The Hidden Cost of Gaps and Assumptions
  • Many businesses struggle to collect primary data from suppliers, especially those deep in the value chain. When this happens, companies often fill the gaps using estimates or default values. While this approach is understandable, it creates a chain of assumptions that amplifies inaccuracy.
    For example, if your logistics partner provides only generic fuel data instead of actual route-level details, the calculated footprint might miss key variations—like longer distances, empty returns, or inefficient transport modes. In complex supply chains, these small assumptions compound into large-scale discrepancies.

Static vs. Dynamic Data
  • Another common issue is using static emission factors from public databases. These values, while accessible, often reflect average conditions from several years ago. In addition, they don’t account for recent changes in energy mix, material sourcing, or process improvements.
    Dynamic data, on the other hand, adjusts to real-time inputs from your own operations and your supply partners.

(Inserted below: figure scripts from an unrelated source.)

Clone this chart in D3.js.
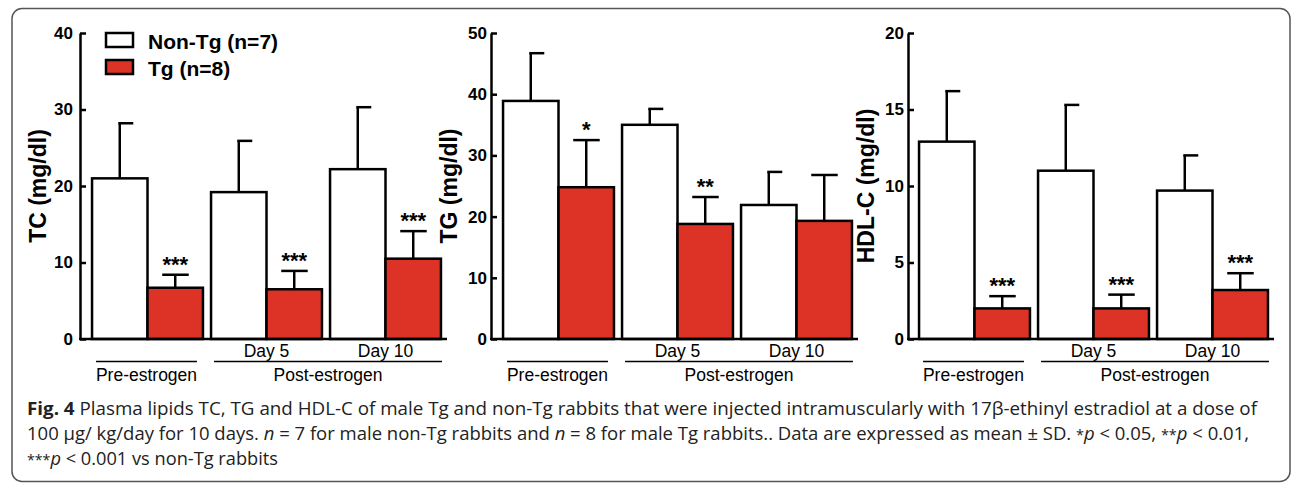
<!DOCTYPE html>
<html>
<head>
<meta charset="utf-8">
<script src="https://cdn.jsdelivr.net/npm/d3@7"></script>
<style>
  body { margin: 0; background: #fff; }
  svg { display: block; }
  .tick text { font-family: "Liberation Sans", Arial, sans-serif; font-weight: bold; font-size: 17px; fill: #000; }
</style>
</head>
<body>
<div id="chart"></div>
<script>
// ---- data ----
const groups = ["Pre-estrogen", "Day 5", "Day 10"];
const seriesNames = ["Non-Tg (n=7)", "Tg (n=8)"];

const tcNonTg = [21.0, 19.2, 22.2];
const tcNonTgSD = [7.2, 6.7, 8.1];
const tcTg = [6.7, 6.5, 10.5];
const tcTgSD = [1.7, 2.4, 3.6];
const tcStars = ["***", "***", "***"];

const tgNonTg = [38.9, 35.0, 21.9];
const tgNonTgSD = [7.8, 2.6, 5.4];
const tgTg = [24.8, 18.8, 19.3];
const tgTgSD = [7.7, 4.4, 7.5];
const tgStars = ["*", "**", ""];

const hdlNonTg = [12.9, 11.0, 9.7];
const hdlNonTgSD = [3.3, 4.3, 2.3];
const hdlTg = [2.0, 2.0, 3.2];
const hdlTgSD = [0.8, 0.9, 1.1];
const hdlStars = ["***", "***", "***"];

const yTitles = ["TC (mg/dl)", "TG (mg/dl)", "HDL-C (mg/dl)"];
const yMax = [40, 50, 20];
const yTickStep = [10, 10, 5];

const colors = { "Non-Tg (n=7)": "#ffffff", "Tg (n=8)": "#dd3326" };

const panels = [
    { title: yTitles[0], max: yMax[0], step: yTickStep[0], non: tcNonTg, nonSD: tcNonTgSD, tg: tcTg, tgSD: tcTgSD, stars: tcStars },
    { title: yTitles[1], max: yMax[1], step: yTickStep[1], non: tgNonTg, nonSD: tgNonTgSD, tg: tgTg, tgSD: tgTgSD, stars: tgStars },
    { title: yTitles[2], max: yMax[2], step: yTickStep[2], non: hdlNonTg, nonSD: hdlNonTgSD, tg: hdlTg, tgSD: hdlTgSD, stars: hdlStars }
];

// layout
const W = 1292, H = 483;
const axisX = [80, 491, 908];
const plotLeft = [88, 499, 915];
const plotW = 357;
const tickPad = [7, 4, 4];
const yTop = 33, yBottom = 339;
const font = '"Liberation Sans", Arial, sans-serif';

const svg = d3.select('#chart').append('svg')
    .attr('width', W)
    .attr('height', H);

// rounded frame
svg.append('rect')
    .attr('x', 12).attr('y', 8.5)
    .attr('width', 1278).attr('height', 473)
    .attr('rx', 10)
    .attr('fill', 'none')
    .attr('stroke', '#555')
    .attr('stroke-width', 1.5);

panels.forEach((p, i) => {
    let g = svg.append('g');

    let yScale = d3.scaleLinear()
        .domain([0, p.max])
        .range([yBottom, yTop]);

    let xScale = d3.scaleBand()
        .domain(groups)
        .range([plotLeft[i], plotLeft[i] + plotW])
        .paddingInner(0.068)
        .paddingOuter(0.034);

    let xSub = d3.scaleBand()
        .domain(seriesNames)
        .range([0, xScale.bandwidth()]);

    let rows = [];
    groups.forEach((grp, j) => {
        rows.push({ group: grp, series: seriesNames[0], mean: p.non[j], sd: p.nonSD[j], star: "" });
        rows.push({ group: grp, series: seriesNames[1], mean: p.tg[j], sd: p.tgSD[j], star: p.stars[j] });
    });

    // error bars (drawn first so bar outline sits on top)
    rows.forEach(d => {
        let cx = xScale(d.group) + xSub(d.series) + xSub.bandwidth() / 2;
        let top = yScale(d.mean + d.sd);
        g.append('line')
            .attr('x1', cx).attr('x2', cx)
            .attr('y1', yScale(d.mean)).attr('y2', top)
            .attr('stroke', '#000').attr('stroke-width', 2.5);
        let c0 = d.series === seriesNames[0] ? cx - 1.5 : cx - 13;
        g.append('line')
            .attr('x1', c0).attr('x2', cx + 13.5)
            .attr('y1', top).attr('y2', top)
            .attr('stroke', '#000').attr('stroke-width', 2.5);
        if (d.star) {
            g.append('text')
                .attr('x', cx).attr('y', top - 3)
                .attr('text-anchor', 'middle')
                .attr('font-family', font)
                .attr('font-weight', 'bold')
                .attr('font-size', 22)
                .text(d.star);
        }
    });

    g.selectAll('rect.bar')
        .data(rows)
        .enter()
        .append('rect')
        .attr('class', 'bar')
        .attr('x', d => xScale(d.group) + xSub(d.series))
        .attr('y', d => yScale(d.mean))
        .attr('width', xSub.bandwidth())
        .attr('height', d => yBottom - yScale(d.mean))
        .attr('fill', d => colors[d.series])
        .attr('stroke', '#000')
        .attr('stroke-width', 2.5);

    // y axis, ticks point inward
    let yAxis = d3.axisLeft(yScale)
        .tickValues(d3.range(0, p.max + 0.001, p.step))
        .tickSizeInner(-6)
        .tickSizeOuter(0)
        .tickPadding(tickPad[i]);

    let yAxisGroup = svg.append('g')
        .attr('class', 'axis y-axis')
        .attr('transform', `translate(${axisX[i]}, 0)`)
        .call(yAxis);
    yAxisGroup.selectAll('path, line')
        .attr('stroke', '#000')
        .attr('stroke-width', 2.5);

    // x axis baseline
    svg.append('line')
        .attr('x1', axisX[i] - 1).attr('x2', plotLeft[i] + plotW + 2)
        .attr('y1', yBottom).attr('y2', yBottom)
        .attr('stroke', '#000').attr('stroke-width', 2.5);

    // y axis title
    svg.append('text')
        .attr('transform', `translate(${axisX[i] - 34}, ${(yTop + yBottom) / 2}) rotate(-90)`)
        .attr('text-anchor', 'middle')
        .attr('font-family', font)
        .attr('font-weight', 'bold')
        .attr('font-size', 23)
        .text(p.title);

    // day labels
    groups.slice(1).forEach(grp => {
        svg.append('text')
            .attr('x', xScale(grp) + xScale.bandwidth() / 2)
            .attr('y', 357)
            .attr('text-anchor', 'middle')
            .attr('font-family', font)
            .attr('font-size', 17.5)
            .text(grp);
    });

    // period brackets
    let preX0 = xScale(groups[0]) + 4, preX1 = xScale(groups[0]) + xScale.bandwidth() - 6;
    let postX0 = xScale(groups[1]) + 3, postX1 = xScale(groups[2]) + xScale.bandwidth() + 1;
    [[preX0, preX1, "Pre-estrogen"], [postX0, postX1, "Post-estrogen"]].forEach(b => {
        svg.append('line')
            .attr('x1', b[0]).attr('x2', b[1])
            .attr('y1', 361.5).attr('y2', 361.5)
            .attr('stroke', '#000').attr('stroke-width', 1.3);
        svg.append('text')
            .attr('x', (b[0] + b[1]) / 2)
            .attr('y', 381)
            .attr('text-anchor', 'middle')
            .attr('font-family', font)
            .attr('font-size', 17.5)
            .text(b[2]);
    });
});

// legend (first panel)
seriesNames.forEach((s, k) => {
    let ly = [33, 60][k];
    svg.append('rect')
        .attr('x', 106).attr('y', ly)
        .attr('width', 27).attr('height', 14)
        .attr('fill', colors[s])
        .attr('stroke', '#000')
        .attr('stroke-width', 2.5);
    svg.append('text')
        .attr('x', 148).attr('y', ly + 16)
        .attr('font-family', font)
        .attr('font-weight', 'bold')
        .attr('font-size', 21)
        .text(s);
});

// caption; "s" parts are the small raised asterisks
const capFont = '"Open Sans", "Noto Sans", sans-serif';
const capLines = [
    { y: 415, len: 1230, parts: [["Fig. 4", "b"], [" Plasma lipids TC, TG and HDL-C of male Tg and non-Tg rabbits that were injected intramuscularly with 17β-ethinyl estradiol at a dose of", ""]] },
    { y: 440, len: 1222, parts: [["100 μg/ kg/day for 10 days. ", ""], ["n", "i"], [" = 7 for male non-Tg rabbits and ", ""], ["n", "i"], [" = 8 for male Tg rabbits.. Data are expressed as mean ± SD. ", ""], ["*", "s"], ["p", "i"], [" < 0.05, ", ""], ["**", "s"], ["p", "i"], [" < 0.01,", ""]] },
    { y: 465, len: 251, parts: [["***", "s"], ["p", "i"], [" < 0.001 vs non-Tg rabbits", ""]] }
];
capLines.forEach(l => {
    let t = svg.append('text')
        .attr('x', 27).attr('y', l.y)
        .attr('font-family', capFont)
        .attr('font-size', 18)
        .attr('fill', '#222')
        .attr('textLength', l.len)
        .attr('lengthAdjust', 'spacingAndGlyphs');
    l.parts.forEach(pt => {
        t.append('tspan')
            .attr('font-weight', pt[1] === 'b' ? 'bold' : null)
            .attr('font-style', pt[1] === 'i' ? 'italic' : null)
            .attr('font-size', pt[1] === 's' ? 14 : null)
            .text(pt[0]);
    });
});
</script>
</body>
</html>
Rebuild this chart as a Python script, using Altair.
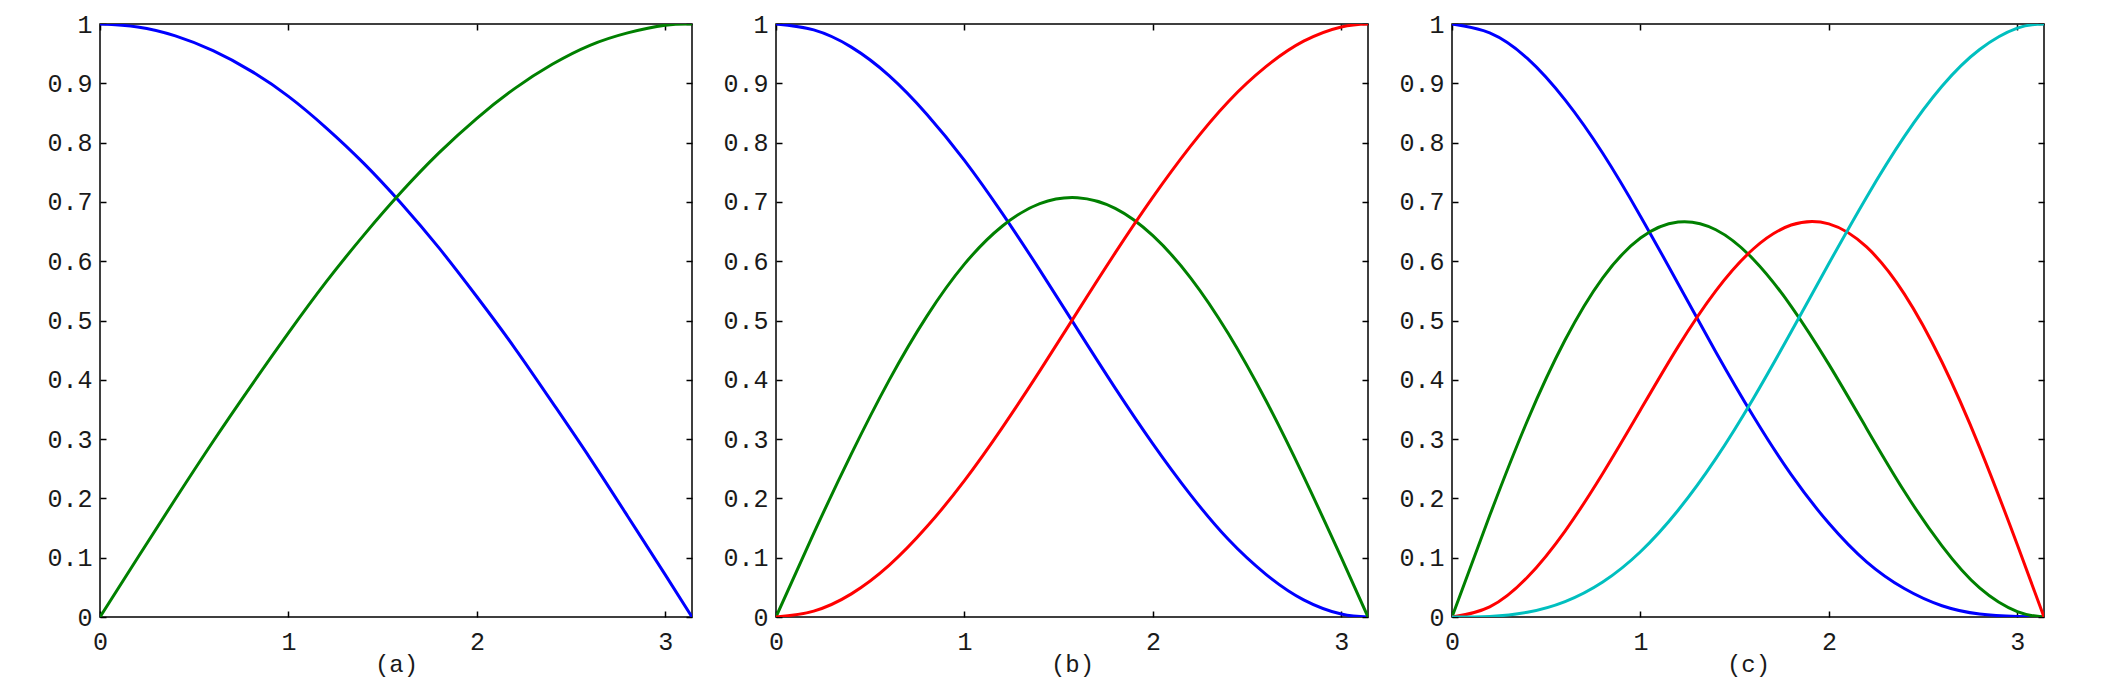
import altair as alt
import pandas as pd

# angle values (x) at which the curves were read
x_vals = [0.0, 0.2, 0.4, 0.6, 0.8, 1.0, 1.2, 1.4, 1.6, 1.8, 2.0, 2.2, 2.4, 2.6, 2.8, 3.0, 3.1416]

# panel (a)
a_blue = [1.000, 0.995, 0.980, 0.955, 0.921, 0.878, 0.825, 0.765, 0.697, 0.622, 0.540, 0.454, 0.362, 0.268, 0.170, 0.071, 0.000]
a_green = [0.000, 0.100, 0.199, 0.296, 0.389, 0.479, 0.565, 0.644, 0.717, 0.783, 0.841, 0.891, 0.932, 0.964, 0.985, 0.998, 1.000]

# panel (b)
b_blue = [1.000, 0.990, 0.961, 0.913, 0.848, 0.770, 0.681, 0.585, 0.485, 0.386, 0.292, 0.206, 0.131, 0.072, 0.029, 0.005, 0.000]
b_green = [0.000, 0.141, 0.275, 0.399, 0.507, 0.595, 0.659, 0.697, 0.707, 0.689, 0.643, 0.572, 0.478, 0.365, 0.237, 0.100, 0.000]
b_red = [0.000, 0.010, 0.039, 0.087, 0.152, 0.230, 0.319, 0.415, 0.515, 0.614, 0.708, 0.794, 0.869, 0.928, 0.971, 0.995, 1.000]

# panel (c)
c_blue = [1.000, 0.985, 0.942, 0.872, 0.782, 0.676, 0.562, 0.447, 0.338, 0.240, 0.158, 0.093, 0.048, 0.019, 0.005, 0.001, 0.000]
c_green = [0.000, 0.171, 0.331, 0.467, 0.572, 0.639, 0.666, 0.653, 0.603, 0.524, 0.426, 0.318, 0.212, 0.120, 0.049, 0.009, 0.000]
c_red = [0.000, 0.017, 0.067, 0.145, 0.242, 0.349, 0.456, 0.550, 0.621, 0.661, 0.663, 0.624, 0.545, 0.430, 0.286, 0.122, 0.000]
c_cyan = [0.000, 0.001, 0.008, 0.026, 0.059, 0.110, 0.180, 0.267, 0.369, 0.481, 0.596, 0.708, 0.810, 0.895, 0.957, 0.993, 1.000]

x_ticks = [0, 1, 2, 3]
y_ticks = [0, 0.1, 0.2, 0.3, 0.4, 0.5, 0.6, 0.7, 0.8, 0.9, 1]

series_names = ["blue", "green", "red", "cyan"]
series_colors = ["#0000ff", "#008000", "#ff0000", "#00bfbf"]

panels = [
    ("(a)", {"blue": a_blue, "green": a_green}),
    ("(b)", {"blue": b_blue, "green": b_green, "red": b_red}),
    ("(c)", {"blue": c_blue, "green": c_green, "red": c_red, "cyan": c_cyan}),
]

FONT = "Liberation Mono"
W, H = 592, 593
TICK = 6


def make_panel(title, series):
    rows = []
    for name, vals in series.items():
        for x, y in zip(x_vals, vals):
            rows.append({"x": x, "y": y, "s": name})
    df = pd.DataFrame(rows)

    xs = alt.Scale(domain=[0, 3.1416], nice=False, zero=False)
    ys = alt.Scale(domain=[0, 1], nice=False)
    cs = alt.Scale(domain=series_names, range=series_colors)

    common = dict(domain=False, ticks=True, tickSize=TICK, tickWidth=1.5, tickColor="black",
                  grid=False, offset=-TICK, labelFont=FONT, labelFontSize=25,
                  labelColor="#1a1a1a", labelFlush=False, labelOverlap=False)

    lines = alt.Chart(df).mark_line(strokeWidth=3, interpolate="natural", clip=True).encode(
        x=alt.X("x:Q", scale=xs, axis=alt.Axis(
            orient="bottom", values=x_ticks, labelPadding=12, title=title,
            titleFont=FONT, titleFontSize=24, titleFontWeight="normal",
            titleColor="#1a1a1a", titlePadding=-2, **common)),
        y=alt.Y("y:Q", scale=ys, axis=alt.Axis(
            orient="left", values=y_ticks, format=".1~f", labelPadding=8,
            title=None, minExtent=85, maxExtent=85, **common)),
        color=alt.Color("s:N", scale=cs, legend=None),
    )

    frame_axes = alt.Chart(df).mark_point(opacity=0).encode(
        x=alt.X("x:Q", scale=xs, axis=alt.Axis(orient="top", values=x_ticks, labels=False,
                                                title=None, **common)),
        y=alt.Y("y:Q", scale=ys, axis=alt.Axis(orient="right", values=y_ticks, labels=False,
                                                title=None, **common)),
    )

    return alt.layer(lines, frame_axes).resolve_axis(x="independent", y="independent").properties(
        width=W, height=H)


charts = [make_panel(t, s) for t, s in panels]

chart = alt.hconcat(*charts, spacing=84, bounds="flush").resolve_scale(
    color="shared"
).configure_view(
    stroke="black", strokeWidth=1.5
).properties(
    padding={"left": 12, "top": 3, "right": 5, "bottom": 5},
    background="white",
)

chart.save("out.html", embed_options={"renderer": "svg", "actions": False})
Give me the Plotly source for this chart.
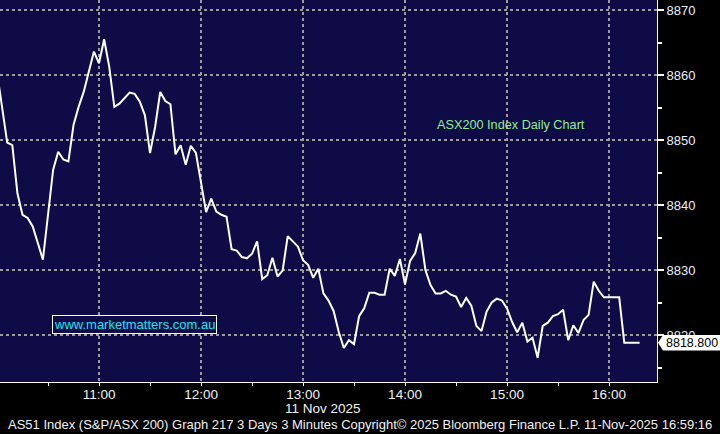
import pandas as pd
import plotly.graph_objects as go

# ---- data ----
start_time = "2025-11-11 10:00"
interval = "3min"
asx200 = [
    8860.4, 8855.0, 8849.6, 8849.2, 8841.8, 8838.5, 8838.0, 8836.7, 8834.2, 8831.6,
    8838.5, 8845.4, 8848.2, 8847.0, 8846.7, 8852.3, 8855.1, 8857.4, 8860.5, 8863.6,
    8861.8, 8865.5, 8861.3, 8855.1, 8855.6, 8856.4, 8857.3, 8857.1, 8855.9, 8853.8,
    8848.0, 8852.0, 8857.4, 8856.0, 8855.5, 8847.8, 8849.2, 8846.2, 8849.1, 8848.0,
    8843.5, 8838.9, 8841.0, 8839.0, 8838.5, 8838.2, 8833.2, 8833.0, 8832.0, 8831.8,
    8832.5, 8834.4, 8828.6, 8829.2, 8831.9, 8829.0, 8829.9, 8835.2, 8834.4, 8833.6,
    8831.5, 8830.8, 8828.8, 8830.2, 8826.4, 8825.3, 8823.7, 8820.5, 8818.0, 8819.2,
    8818.6, 8822.9, 8824.1, 8826.5, 8826.5, 8826.2, 8826.2, 8830.2, 8829.1, 8831.7,
    8827.8, 8831.4, 8832.6, 8835.6, 8830.0, 8827.7, 8826.4, 8826.4, 8826.8, 8826.2,
    8825.9, 8824.3, 8825.7, 8824.5, 8821.4, 8820.6, 8823.6, 8825.0, 8825.6, 8825.3,
    8824.1, 8822.0, 8820.4, 8821.9, 8819.0, 8819.6, 8816.5, 8821.4, 8821.9, 8822.9,
    8823.2, 8823.9, 8819.2, 8821.5, 8820.3, 8822.3, 8823.1, 8828.2, 8826.8, 8825.8,
    8825.8, 8825.8, 8825.8, 8818.8, 8818.8, 8818.8, 8818.8,
]
last_value = 8818.800
x_range = ["2025-11-11 10:01:45", "2025-11-11 16:28:14"]
y_range = [8812.77, 8871.54]
chart_title = "ASX200 Index Daily Chart"
watermark = "www.marketmatters.com.au"
date_label = "11 Nov 2025"
footer = ("AS51 Index (S&P/ASX 200) Graph 217 3 Days 3 Minutes Copyright\u00a9 2025 "
          "Bloomberg Finance L.P. 11-Nov-2025 16:59:16")

times = pd.date_range(start_time, periods=len(asx200), freq=interval)

NAVY = "#0e0b47"
GRID = "#9c9c9c"
SANS = "Arial, Liberation Sans, sans-serif"

fig = go.Figure()
fig.add_trace(go.Scatter(x=times, y=asx200, mode="lines",
                         line=dict(color="white", width=2), hoverinfo="skip"))

fig.update_layout(
    width=720, height=434,
    margin=dict(l=0, r=63, t=0, b=52, autoexpand=False),
    paper_bgcolor="black", plot_bgcolor=NAVY,
    showlegend=False,
    xaxis=dict(
        type="date", range=x_range, automargin=False,
        dtick=3600000, tick0="2025-11-11 11:00", tickformat="%H:%M",
        showgrid=True, gridcolor=GRID, griddash="dot", gridwidth=2,
        showline=True, linecolor="white", linewidth=1,
        ticks="outside", ticklen=3, tickcolor="white", tickwidth=1,
        minor=dict(dtick=1800000, ticks="outside", ticklen=3, tickcolor="white",
                   showgrid=False),
        tickfont=dict(family=SANS, size=13.5, color="#f2f2f2"),
        ticklabelstandoff=-3,
        zeroline=False, fixedrange=True,
    ),
    yaxis=dict(
        side="right", range=y_range, automargin=False,
        dtick=10, tick0=8820,
        showgrid=True, gridcolor=GRID, griddash="dot", gridwidth=2,
        showline=True, linecolor="white", linewidth=1,
        ticks="outside", ticklen=6, tickcolor="white", tickwidth=2,
        minor=dict(dtick=5, ticks="outside", ticklen=4, tickcolor="white",
                   showgrid=False),
        tickfont=dict(family=SANS, size=13, color="#e8eeff"),
        zeroline=False, fixedrange=True,
    ),
)

# last-value callout (pointed white box)
W = 657.0
fig.add_shape(
    type="path", xref="paper", yref="y", layer="above",
    path=(f"M {658/W},{last_value} L {663/W},{last_value + 1.2} "
          f"L {720/W},{last_value + 1.2} L {720/W},{last_value - 1.2} "
          f"L {663/W},{last_value - 1.2} Z"),
    fillcolor="white", line=dict(width=0),
)
fig.add_annotation(x=664/W, y=last_value, xref="paper", yref="y",
                   xanchor="left", yanchor="middle", showarrow=False,
                   text=f"{last_value:.3f}",
                   font=dict(family=SANS, size=12.5, color="black"))

H = 382.0
def note(px, py, text, **kw):
    fig.add_annotation(x=px/W, y=(H-py)/H, xref="paper", yref="paper",
                       xanchor="center", yanchor="middle", showarrow=False,
                       text=text, **kw)

note(511, 125, chart_title, font=dict(family=SANS, size=12.7, color="#8ef08e"))
note(134.5, 324, watermark, bordercolor="white", borderwidth=1, borderpad=1,
     bgcolor=NAVY, font=dict(family=SANS, size=13, color="#19e6f0"))
note(323, 408, date_label, font=dict(family=SANS, size=13.5, color="#f2f2f2"))
note(360, 425, footer, font=dict(family=SANS, size=13, color="#f2f2f2"))

fig.write_html("out.html", config={"displayModeBar": False},
               post_script="document.body.style.margin='0px';")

Without this adaptability, companies may overestimate—or underestimate—their actual environmental impact.

Fixing the Problem Starts with Better Tools
  • Accurate carbon data starts with better visibility and smarter tools. In addition to reducing manual work, digital carbon tracking platforms connect directly with operational systems and suppliers. They help capture up-to-date data, minimize reliance on assumptions, and ensure that each part of your supply chain reflects its real emissions.
    Moreover, modern tools often provide built-in checks for anomalies, making it easier to detect outliers and correct errors before they scale. By improving accuracy, you don’t just meet reporting needs—you make better decisions for materials, design, and logistics.